Much of the increase in personal wealth in the United States was through appreciation in equity prices, although, rather surprisingly, the rise in the American market capitalization over the year was rather modest at only 22.6 percent, putting the U.S. solidly behind more than half of the 50 economies in the study.  By comparison, Canada, France and Germany saw their market capitalization gain close to 30 percent.  The balance of growth in personal wealth in the United States was through increases in the value of housing. 

We can easily see from this map that worldwide wealth is concentrated in a relatively small number of countries:

The world's most wealthy are concentrated in Western Europe, North America, a few oil-rich nations in the Middle East, Israel, Australia and New Zealand whereas the poorest are found in India, parts of Eastern Europe, parts of the Middle East, Africa and a handful of nations in South and Central America and the Caribbean.  The concentration of wealth has remained geographically consistent.

The wealthiest nations and their average individual wealth levels are:

Switzerland - $581,000
Australia - $431,000
Norway - $359,000
United States - $348,000
Sweden - $333,000
France - $317,000
United Kingdom - $293,000

While the Credit-Suisse analysis shows increasing average personal wealth across the globe, it shows us that there is great disparity between the wealthy and the poorest among us.  As we can see on this wealth pyramid, there is a large base of low wealth individuals and a small peak of very wealthy individuals:

It is estimated that there are 3.3 billion or 69.8 percent of the individual adults in the world that have less than $10,000 in wealth.  These 3.3 billion adults control $7.6 trillion in wealth or 2.9 percent of the world's total.  Another billion individual adults have wealth that ranges in the $10,000 to $100,000 range.  The remaining 408 million adults have a net worth above $100,000; this makes up a relatively small 8.6 percent of the world's population.  Of this number, only 35 million or 0.7 percent adults have more than $1 million in personal wealth.  These 35 million adults control $115.9 trillion in wealth or 44 percent of the total, a far contrast from the $7.6 trillion in wealth controlled by the poorest 69.8 percent of the world.

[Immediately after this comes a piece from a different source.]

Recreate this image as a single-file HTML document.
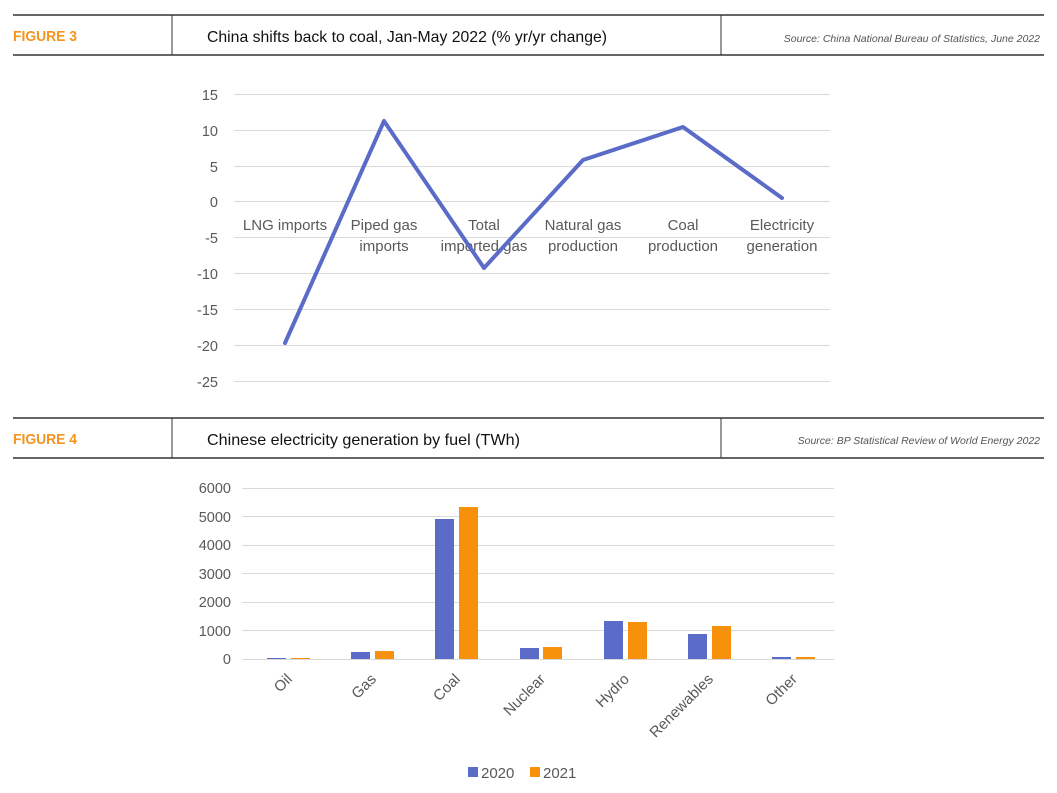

In conclusion, I'd like to quote from a single sentence in the report that helps summarize at least one reason why the world's wealth is increasingly becoming disproportionately distributed:

"...given that financial assets are disproportionately held by wealthier cohorts, this certainly reinforced the debate about the distributional effects of ongoing central bank asset purchase programs, or quantitative easing (QE)."

As we suspected, the authors conclude that the wealthiest among us are the greatest beneficiaries of the Federal Reserve's (and its counterparts in other nations) monetary policies that are in large part responsible for propping up both the stock and bond markets, investments that are less likely to be in the hands of lower income families are more likely to reside in the portfolios of the already wealthy.

1 comment:

  1. This is a lot to get your head around. For years I have crunched numbers and various scenarios that have left me wondering if what is coming was planned. Meaning could anyone have had such an encompassing vision and joining both the skill and luck to pull it off.
    This means winning the global game of monopoly that would leave you the last man standing and at the same time allow you to buy your bankrupt competitors assets for next to nothing. A most interesting issue to ponder.